Curiosamente, há até mesmo pessoas que ficam apavoradas com a desconfiança de que um futuro governo de oposição implante o comunismo no país, coisa absolutamente improvável, como os anos de governo petista já demonstraram. Os oito anos de governo do “socialista refinado” foram marcados por políticas econômicas e sociais liberais. No caso, das religiões, houve reconhecimento à diversidade religiosa, combate à intolerância, legitimação das instituições e oficialização de dias destinados às religiões no calendário nacional (ver “Lula, o presidente dos cristãos“).
De todo modo, eu quero destacar aqui um outro medo: o receio de morrer nas eleições. Explico: um conjunto de notícias de violência e assassinato por motivos políticos têm chocado a todos nas últimas semanas. Parte da explicação para tais insanidades pode ser que os ânimos de rivalidade política se agigantaram ainda mais do que já vinha acontecendo devido à proximidade do pleito. É fato que cenas de violência e assassinato vinculados a divergências políticas têm feito vítimas em diversos lugares do país. Uma rápida pesquisa na internet sobre o tema comprova suficientemente essa afirmação. Algumas pessoas saem de suas casas armadas e predispostas a exterminar eleitores de candidatos de outra legenda política. Essa banalização do mal e da vida está às nossas voltas o tempo todo.
Dentre tantos relatos assustadores, um deles pode ser destacado. Houve um debate entre irmãos da Congregação Cristã no Brasil acerca de uma cartilha que circulou na igreja, com orientações para não se votar na esquerda, por não compartilhar dos valores cristãos da família. Um dos irmãos demonstrou discordância com a posição da igreja e sinalizou voto em Lula. Outro irmão de fé que se indignou com essa postura pegou sua arma e atirou na perna do herege (para mais detalhes e versões do ocorrido, a notícia). Enfim, conhecida pelos fortes laços de irmandade e por ser tradicionalmente contrária à vinculação da igreja com a política, a Congregação Cristã no Brasil entrou na onda e também aderiu ao bolsonarismo, essa seita religiosa que tem quatro anos de fundação, mas que evidencia camadas mais profundas de nossa história e modo de existir.
Chegamos ao fim e ao ponto. Dia 02 de outubro os brasileiros vão às urnas decidir sobre os governantes que conduzirão a nação pelos próximos quatro anos. E estamos frente a um dilema que diz muito sobre o nosso tempo. Enquanto um grupo irá alegremente e majoritariamente vestido com a camisa da seleção brasileira de futebol (tornada símbolo de patriotismo), o que se tornou evidência de uma opção eleitoral, outro grupo precisará escolher uma roupa diferente. Ironicamente, enquanto um dos coletivos poderá fazer carreata com bandeiras e carros de som, o outro grupo, acuado, procurará passar despercebido nas ruas e seções eleitorais. Haverá gente armada nas ruas defendendo a suposta pátria contra os considerados inimigos.

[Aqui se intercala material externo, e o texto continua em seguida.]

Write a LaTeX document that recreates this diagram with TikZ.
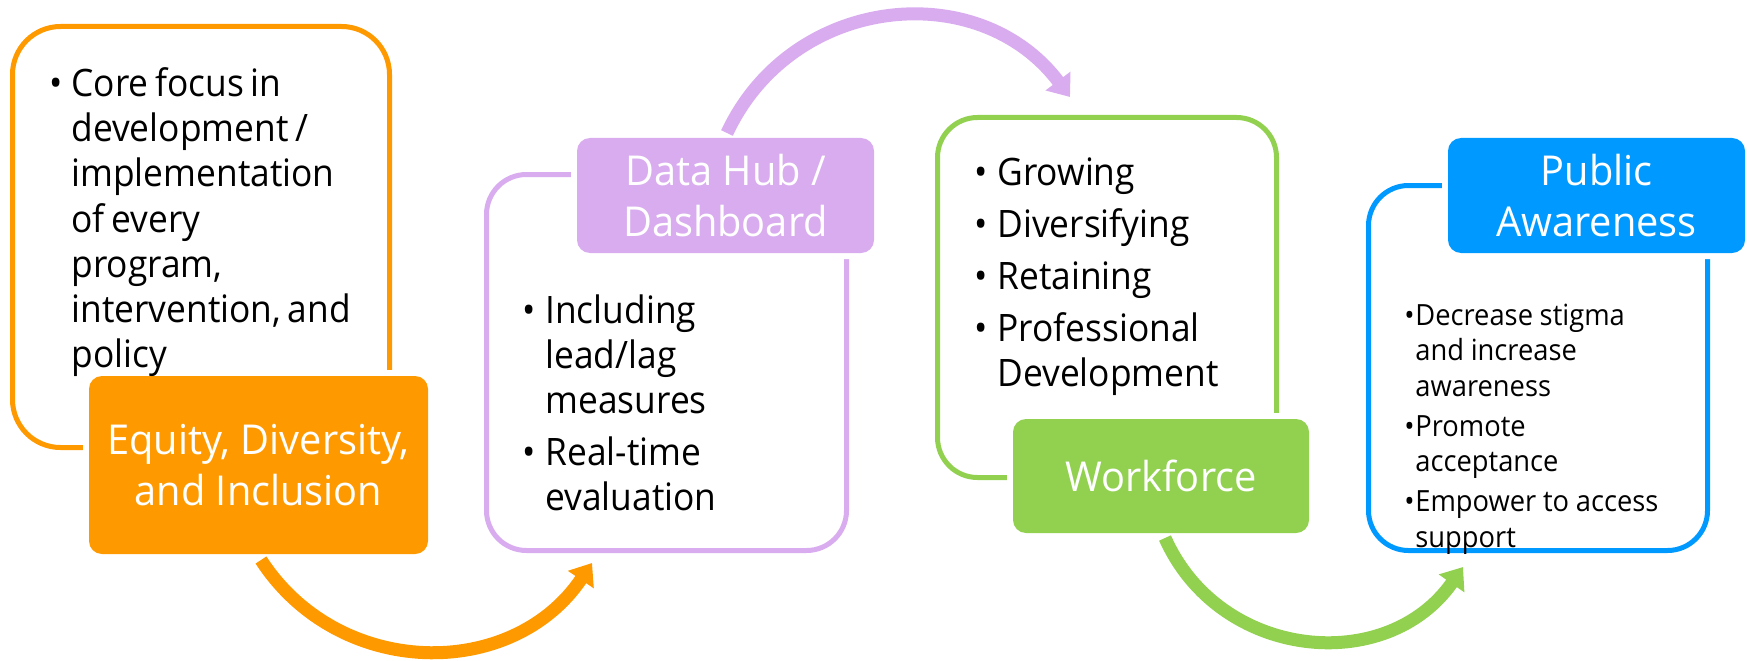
\documentclass[tikz,border=0pt]{standalone}
\usepackage{fontspec}
\setmainfont[FakeStretch=0.935]{Open Sans}
\newfontfamily\headfam[FakeStretch=0.965]{Open Sans}
\usetikzlibrary{arrows.meta}

\definecolor{ediorange}{HTML}{FF9900}
\definecolor{dhpurple}{HTML}{D8ACEE}
\definecolor{wfgreen}{HTML}{92D050}
\definecolor{pablue}{HTML}{0099FF}

\newcommand\bodyfont{\fontsize{18.9pt}{22.5pt}\selectfont}
\newcommand\smallbody{\fontsize{14.6pt}{17.75pt}\selectfont}
\newcommand\headfont{\headfam\fontsize{20.6pt}{25.5pt}\selectfont}

\newlength\bulind
\newcommand\bitem[1]{\hangindent=\bulind\hangafter=1\noindent\makebox[\bulind][l]{\textbullet}#1\par}

\begin{document}
\begin{tikzpicture}
    [x=0.5pt, y=0.5pt,
     outline/.style={draw=#1, line width=2.5pt, rounded corners=20pt, inner sep=0pt, outer sep=0pt},
     filled/.style={fill=#1, rounded corners=6.5pt, preaction={draw=white, line width=6pt},
                    text=white, align=center, inner sep=0pt, outer sep=0pt, font=\headfont},
     items/.style={anchor=base west, inner sep=0pt, text width=175pt, align=left},
     flow/.style={draw=#1, line width=6.5pt, -{Triangle[width=15pt,length=10pt]}}]
    \useasboundingbox (0,0) rectangle (1748,660);

    % frames behind the headings
    \node[outline=ediorange, rounded corners=24pt, minimum width=188.5pt, minimum height=210.5pt] (ediout) at (201,423) {};
    \node[outline=dhpurple, minimum width=180pt, minimum height=188pt] (dhout) at (666.5,297.5) {};
    \node[outline=wfgreen, minimum width=169.5pt, minimum height=180pt] (wfout) at (1107,362.5) {};
    \node[outline=pablue, minimum width=169.5pt, minimum height=182.5pt] (paout) at (1538,292) {};

    % headings
    \node[filled=ediorange, minimum width=169.5pt, minimum height=89pt] (edi) at (258.5,195) {Equity, Diversity,\\and Inclusion};
    \node[filled=dhpurple, minimum width=148.5pt, minimum height=57.5pt] (dh) at (725.5,464.5) {Data Hub /\\Dashboard};
    \node[filled=wfgreen, minimum width=148pt, minimum height=57pt] (wf) at (1161,184) {Workforce};
    \node[filled=pablue, minimum width=148.5pt, minimum height=57.5pt] (pa) at (1596.5,464.5) {Public\\Awareness};

    % bullet lists
    \node[items] (edilist) at (49,563) {\bodyfont\setlength\parskip{3.5pt}\setlength\bulind{11pt}%
        \bitem{Core focus in\newline development /\newline implementation\newline of every\newline program,\newline intervention, and\newline policy}};
    \node[items] (dhlist) at (522,336.7) {\bodyfont\setlength\parskip{3.5pt}\setlength\bulind{11.5pt}%
        \bitem{Including\newline lead/lag\newline measures}%
        \bitem{Real-time\newline evaluation}};
    \node[items] (wflist) at (974,475) {\bodyfont\setlength\parskip{3.5pt}\setlength\bulind{11.5pt}%
        \bitem{Growing}\bitem{Diversifying}\bitem{Retaining}%
        \bitem{Professional\newline Development}};
    \node[items] (palist) at (1404,335) {\smallbody\setlength\parskip{2.25pt}\setlength\bulind{5.5pt}%
        \bitem{Decrease stigma\newline and increase\newline awareness}%
        \bitem{Promote\newline acceptance}%
        \bitem{Empower to access\newline support}};

    % curved arrows between the steps
    \draw[flow=ediorange] ([xshift=1.25pt,yshift=-3pt]edi.south)
        to[out=-57, in=-124, looseness=1.1] ([xshift=52.75pt,yshift=-6.25pt]dhout.south west);
    \draw[flow=dhpurple] ([xshift=0.75pt,yshift=2.5pt]dh.north)
        to[out=65, in=127, looseness=1.13] ([xshift=66.25pt,yshift=10.25pt]wfout.north west);
    \draw[flow=wfgreen] ([xshift=2pt,yshift=-2.5pt]wf.south)
        to[out=-66, in=-125, looseness=1.14] ([xshift=47.25pt,yshift=-8.25pt]paout.south west);
\end{tikzpicture}
\end{document}
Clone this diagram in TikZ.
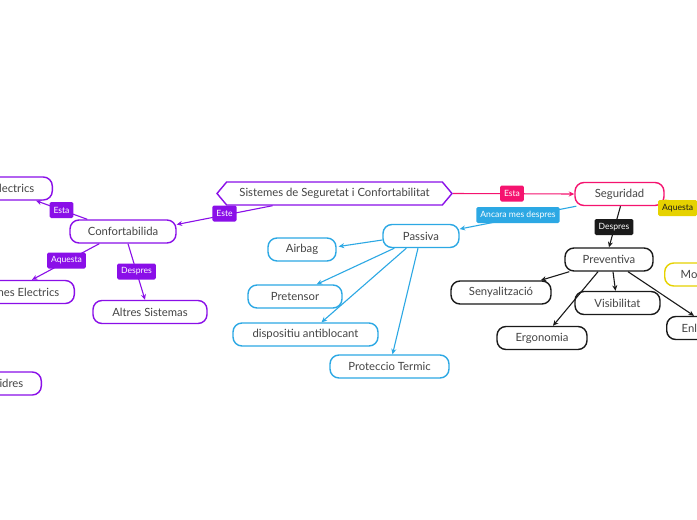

O outro coletivo de eleitores não se vestirá com a amarelinha, seguido do agravante de que está constrangido a não usar vermelho e sinalizar publicamente sua opção política, como risco de morte. Talvez, seja preciso maior cuidado ao escolher uma roupa que não diga explicitamente ou diga sem dizer, em nome da vida. Quem vai arriscar para ver? Quem sabe ir de branco não seja melhor? Mas não pode ir todo de branco para não ser confundido com o povo de terreiro, pois há ainda a intolerância contra o candomblé. Enfim, com ou sem trajes que evidenciem sua preferência eleitoral, esse grupo coagido vai com o coração cheio de amor e esperança contra a maldade e o medo, torcendo por dias melhores. Esperando pelo fortalecimento e civilidade democrática e vibrando para que esse ódio acabe após o resultado das eleições. Utopia? Talvez.